(Raw records)
● ● ● ● ● ● ●

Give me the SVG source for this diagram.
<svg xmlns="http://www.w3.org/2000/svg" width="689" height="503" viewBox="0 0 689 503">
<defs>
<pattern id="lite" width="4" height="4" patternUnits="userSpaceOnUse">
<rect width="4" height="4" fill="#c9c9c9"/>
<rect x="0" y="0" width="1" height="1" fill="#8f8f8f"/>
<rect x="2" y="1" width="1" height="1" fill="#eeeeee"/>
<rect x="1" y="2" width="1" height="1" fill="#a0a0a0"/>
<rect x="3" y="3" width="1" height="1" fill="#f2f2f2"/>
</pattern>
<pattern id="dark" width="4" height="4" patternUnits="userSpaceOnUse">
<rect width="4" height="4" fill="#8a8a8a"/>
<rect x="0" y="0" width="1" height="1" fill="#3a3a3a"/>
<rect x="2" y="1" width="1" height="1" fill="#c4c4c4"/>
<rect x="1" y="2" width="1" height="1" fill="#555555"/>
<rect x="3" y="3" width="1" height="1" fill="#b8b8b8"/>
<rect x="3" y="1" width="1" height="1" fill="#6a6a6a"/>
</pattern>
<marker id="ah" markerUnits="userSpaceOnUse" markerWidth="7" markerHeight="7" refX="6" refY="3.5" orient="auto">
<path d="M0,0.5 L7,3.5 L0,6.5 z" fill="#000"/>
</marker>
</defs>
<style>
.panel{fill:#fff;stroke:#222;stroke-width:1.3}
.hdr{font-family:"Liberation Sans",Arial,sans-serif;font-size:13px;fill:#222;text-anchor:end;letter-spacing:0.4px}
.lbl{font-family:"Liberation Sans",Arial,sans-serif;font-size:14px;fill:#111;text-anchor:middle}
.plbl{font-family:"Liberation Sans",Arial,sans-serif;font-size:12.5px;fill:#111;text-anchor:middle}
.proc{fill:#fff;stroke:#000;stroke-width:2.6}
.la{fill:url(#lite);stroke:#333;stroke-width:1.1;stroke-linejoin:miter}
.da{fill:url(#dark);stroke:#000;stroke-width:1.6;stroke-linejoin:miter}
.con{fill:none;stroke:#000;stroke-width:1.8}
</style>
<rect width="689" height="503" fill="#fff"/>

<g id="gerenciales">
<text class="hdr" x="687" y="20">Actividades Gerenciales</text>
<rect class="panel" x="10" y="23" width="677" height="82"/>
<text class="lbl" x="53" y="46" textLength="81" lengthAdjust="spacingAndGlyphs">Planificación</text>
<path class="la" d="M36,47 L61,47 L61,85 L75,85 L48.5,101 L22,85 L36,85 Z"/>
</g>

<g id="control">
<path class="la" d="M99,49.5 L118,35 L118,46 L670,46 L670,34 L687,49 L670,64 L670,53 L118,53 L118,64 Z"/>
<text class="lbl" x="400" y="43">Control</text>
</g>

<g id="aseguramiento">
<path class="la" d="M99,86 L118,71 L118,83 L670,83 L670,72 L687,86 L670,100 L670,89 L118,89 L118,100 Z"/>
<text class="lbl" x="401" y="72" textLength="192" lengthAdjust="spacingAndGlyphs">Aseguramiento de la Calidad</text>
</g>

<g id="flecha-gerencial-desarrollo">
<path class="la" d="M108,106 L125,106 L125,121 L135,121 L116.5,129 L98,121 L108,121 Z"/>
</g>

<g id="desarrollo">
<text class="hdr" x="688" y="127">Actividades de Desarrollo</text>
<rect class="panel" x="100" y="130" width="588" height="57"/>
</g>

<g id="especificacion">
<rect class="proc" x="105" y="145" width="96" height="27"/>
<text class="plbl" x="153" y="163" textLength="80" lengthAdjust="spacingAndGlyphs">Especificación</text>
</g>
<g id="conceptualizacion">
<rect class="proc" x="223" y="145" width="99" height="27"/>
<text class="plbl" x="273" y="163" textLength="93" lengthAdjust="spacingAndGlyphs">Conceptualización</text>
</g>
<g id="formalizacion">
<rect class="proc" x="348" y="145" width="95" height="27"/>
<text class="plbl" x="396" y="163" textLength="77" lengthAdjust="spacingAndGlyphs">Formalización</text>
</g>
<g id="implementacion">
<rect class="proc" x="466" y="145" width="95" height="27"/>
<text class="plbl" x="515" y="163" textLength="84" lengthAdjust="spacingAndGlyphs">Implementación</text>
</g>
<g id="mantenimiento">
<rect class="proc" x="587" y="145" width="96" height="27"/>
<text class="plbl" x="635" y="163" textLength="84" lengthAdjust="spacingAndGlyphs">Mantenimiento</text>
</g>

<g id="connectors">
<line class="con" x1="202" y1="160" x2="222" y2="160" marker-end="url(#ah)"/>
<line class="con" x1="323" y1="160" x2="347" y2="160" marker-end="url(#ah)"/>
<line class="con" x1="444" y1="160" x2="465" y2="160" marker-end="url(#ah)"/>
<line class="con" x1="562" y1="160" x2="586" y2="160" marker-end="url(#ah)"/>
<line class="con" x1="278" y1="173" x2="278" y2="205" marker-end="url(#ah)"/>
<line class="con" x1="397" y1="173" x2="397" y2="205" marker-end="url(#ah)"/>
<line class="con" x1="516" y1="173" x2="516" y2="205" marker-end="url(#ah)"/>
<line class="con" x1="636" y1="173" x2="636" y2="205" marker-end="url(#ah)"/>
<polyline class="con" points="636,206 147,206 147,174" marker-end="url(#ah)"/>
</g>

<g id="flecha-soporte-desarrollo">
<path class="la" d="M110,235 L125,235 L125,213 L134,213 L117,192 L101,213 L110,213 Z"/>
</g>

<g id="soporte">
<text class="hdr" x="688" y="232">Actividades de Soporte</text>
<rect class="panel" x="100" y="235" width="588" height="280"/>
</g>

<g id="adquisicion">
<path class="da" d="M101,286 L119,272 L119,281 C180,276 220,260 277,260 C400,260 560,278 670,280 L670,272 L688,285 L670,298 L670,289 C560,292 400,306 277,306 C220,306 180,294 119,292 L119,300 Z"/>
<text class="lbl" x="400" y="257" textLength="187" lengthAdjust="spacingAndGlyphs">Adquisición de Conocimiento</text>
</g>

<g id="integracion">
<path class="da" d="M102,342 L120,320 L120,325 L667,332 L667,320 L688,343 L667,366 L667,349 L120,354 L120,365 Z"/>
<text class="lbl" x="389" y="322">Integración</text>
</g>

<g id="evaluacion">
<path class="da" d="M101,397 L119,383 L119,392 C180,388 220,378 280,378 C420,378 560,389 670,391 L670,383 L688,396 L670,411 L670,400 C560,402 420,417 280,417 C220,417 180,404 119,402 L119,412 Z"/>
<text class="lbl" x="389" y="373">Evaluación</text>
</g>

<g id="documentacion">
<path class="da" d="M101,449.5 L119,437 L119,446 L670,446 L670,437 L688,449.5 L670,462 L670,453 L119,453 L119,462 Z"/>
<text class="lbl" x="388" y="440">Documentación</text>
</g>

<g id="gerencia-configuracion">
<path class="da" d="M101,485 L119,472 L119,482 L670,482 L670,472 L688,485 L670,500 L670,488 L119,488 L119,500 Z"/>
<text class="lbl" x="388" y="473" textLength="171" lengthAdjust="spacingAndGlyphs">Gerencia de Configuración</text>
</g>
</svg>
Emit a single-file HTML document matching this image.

● ● ● ● ● ● ●

■ TASK TO COMPLETE:
Return every entry verbatim.

■ ANSWER TO THIS EXERCISE:
Give me the SVG source for this diagram.
<svg xmlns="http://www.w3.org/2000/svg" width="689" height="503" viewBox="0 0 689 503">
<defs>
<pattern id="lite" width="4" height="4" patternUnits="userSpaceOnUse">
<rect width="4" height="4" fill="#c9c9c9"/>
<rect x="0" y="0" width="1" height="1" fill="#8f8f8f"/>
<rect x="2" y="1" width="1" height="1" fill="#eeeeee"/>
<rect x="1" y="2" width="1" height="1" fill="#a0a0a0"/>
<rect x="3" y="3" width="1" height="1" fill="#f2f2f2"/>
</pattern>
<pattern id="dark" width="4" height="4" patternUnits="userSpaceOnUse">
<rect width="4" height="4" fill="#8a8a8a"/>
<rect x="0" y="0" width="1" height="1" fill="#3a3a3a"/>
<rect x="2" y="1" width="1" height="1" fill="#c4c4c4"/>
<rect x="1" y="2" width="1" height="1" fill="#555555"/>
<rect x="3" y="3" width="1" height="1" fill="#b8b8b8"/>
<rect x="3" y="1" width="1" height="1" fill="#6a6a6a"/>
</pattern>
<marker id="ah" markerUnits="userSpaceOnUse" markerWidth="7" markerHeight="7" refX="6" refY="3.5" orient="auto">
<path d="M0,0.5 L7,3.5 L0,6.5 z" fill="#000"/>
</marker>
</defs>
<style>
.panel{fill:#fff;stroke:#222;stroke-width:1.3}
.hdr{font-family:"Liberation Sans",Arial,sans-serif;font-size:13px;fill:#222;text-anchor:end;letter-spacing:0.4px}
.lbl{font-family:"Liberation Sans",Arial,sans-serif;font-size:14px;fill:#111;text-anchor:middle}
.plbl{font-family:"Liberation Sans",Arial,sans-serif;font-size:12.5px;fill:#111;text-anchor:middle}
.proc{fill:#fff;stroke:#000;stroke-width:2.6}
.la{fill:url(#lite);stroke:#333;stroke-width:1.1;stroke-linejoin:miter}
.da{fill:url(#dark);stroke:#000;stroke-width:1.6;stroke-linejoin:miter}
.con{fill:none;stroke:#000;stroke-width:1.8}
</style>
<rect width="689" height="503" fill="#fff"/>

<g id="gerenciales">
<text class="hdr" x="687" y="20">Actividades Gerenciales</text>
<rect class="panel" x="10" y="23" width="677" height="82"/>
<text class="lbl" x="53" y="46" textLength="81" lengthAdjust="spacingAndGlyphs">Planificación</text>
<path class="la" d="M36,47 L61,47 L61,85 L75,85 L48.5,101 L22,85 L36,85 Z"/>
</g>

<g id="control">
<path class="la" d="M99,49.5 L118,35 L118,46 L670,46 L670,34 L687,49 L670,64 L670,53 L118,53 L118,64 Z"/>
<text class="lbl" x="400" y="43">Control</text>
</g>

<g id="aseguramiento">
<path class="la" d="M99,86 L118,71 L118,83 L670,83 L670,72 L687,86 L670,100 L670,89 L118,89 L118,100 Z"/>
<text class="lbl" x="401" y="72" textLength="192" lengthAdjust="spacingAndGlyphs">Aseguramiento de la Calidad</text>
</g>

<g id="flecha-gerencial-desarrollo">
<path class="la" d="M108,106 L125,106 L125,121 L135,121 L116.5,129 L98,121 L108,121 Z"/>
</g>

<g id="desarrollo">
<text class="hdr" x="688" y="127">Actividades de Desarrollo</text>
<rect class="panel" x="100" y="130" width="588" height="57"/>
</g>

<g id="especificacion">
<rect class="proc" x="105" y="145" width="96" height="27"/>
<text class="plbl" x="153" y="163" textLength="80" lengthAdjust="spacingAndGlyphs">Especificación</text>
</g>
<g id="conceptualizacion">
<rect class="proc" x="223" y="145" width="99" height="27"/>
<text class="plbl" x="273" y="163" textLength="93" lengthAdjust="spacingAndGlyphs">Conceptualización</text>
</g>
<g id="formalizacion">
<rect class="proc" x="348" y="145" width="95" height="27"/>
<text class="plbl" x="396" y="163" textLength="77" lengthAdjust="spacingAndGlyphs">Formalización</text>
</g>
<g id="implementacion">
<rect class="proc" x="466" y="145" width="95" height="27"/>
<text class="plbl" x="515" y="163" textLength="84" lengthAdjust="spacingAndGlyphs">Implementación</text>
</g>
<g id="mantenimiento">
<rect class="proc" x="587" y="145" width="96" height="27"/>
<text class="plbl" x="635" y="163" textLength="84" lengthAdjust="spacingAndGlyphs">Mantenimiento</text>
</g>

<g id="connectors">
<line class="con" x1="202" y1="160" x2="222" y2="160" marker-end="url(#ah)"/>
<line class="con" x1="323" y1="160" x2="347" y2="160" marker-end="url(#ah)"/>
<line class="con" x1="444" y1="160" x2="465" y2="160" marker-end="url(#ah)"/>
<line class="con" x1="562" y1="160" x2="586" y2="160" marker-end="url(#ah)"/>
<line class="con" x1="278" y1="173" x2="278" y2="205" marker-end="url(#ah)"/>
<line class="con" x1="397" y1="173" x2="397" y2="205" marker-end="url(#ah)"/>
<line class="con" x1="516" y1="173" x2="516" y2="205" marker-end="url(#ah)"/>
<line class="con" x1="636" y1="173" x2="636" y2="205" marker-end="url(#ah)"/>
<polyline class="con" points="636,206 147,206 147,174" marker-end="url(#ah)"/>
</g>

<g id="flecha-soporte-desarrollo">
<path class="la" d="M110,235 L125,235 L125,213 L134,213 L117,192 L101,213 L110,213 Z"/>
</g>

<g id="soporte">
<text class="hdr" x="688" y="232">Actividades de Soporte</text>
<rect class="panel" x="100" y="235" width="588" height="280"/>
</g>

<g id="adquisicion">
<path class="da" d="M101,286 L119,272 L119,281 C180,276 220,260 277,260 C400,260 560,278 670,280 L670,272 L688,285 L670,298 L670,289 C560,292 400,306 277,306 C220,306 180,294 119,292 L119,300 Z"/>
<text class="lbl" x="400" y="257" textLength="187" lengthAdjust="spacingAndGlyphs">Adquisición de Conocimiento</text>
</g>

<g id="integracion">
<path class="da" d="M102,342 L120,320 L120,325 L667,332 L667,320 L688,343 L667,366 L667,349 L120,354 L120,365 Z"/>
<text class="lbl" x="389" y="322">Integración</text>
</g>

<g id="evaluacion">
<path class="da" d="M101,397 L119,383 L119,392 C180,388 220,378 280,378 C420,378 560,389 670,391 L670,383 L688,396 L670,411 L670,400 C560,402 420,417 280,417 C220,417 180,404 119,402 L119,412 Z"/>
<text class="lbl" x="389" y="373">Evaluación</text>
</g>

<g id="documentacion">
<path class="da" d="M101,449.5 L119,437 L119,446 L670,446 L670,437 L688,449.5 L670,462 L670,453 L119,453 L119,462 Z"/>
<text class="lbl" x="388" y="440">Documentación</text>
</g>

<g id="gerencia-configuracion">
<path class="da" d="M101,485 L119,472 L119,482 L670,482 L670,472 L688,485 L670,500 L670,488 L119,488 L119,500 Z"/>
<text class="lbl" x="388" y="473" textLength="171" lengthAdjust="spacingAndGlyphs">Gerencia de Configuración</text>
</g>
</svg>
Emit a single-file HTML document matching this image.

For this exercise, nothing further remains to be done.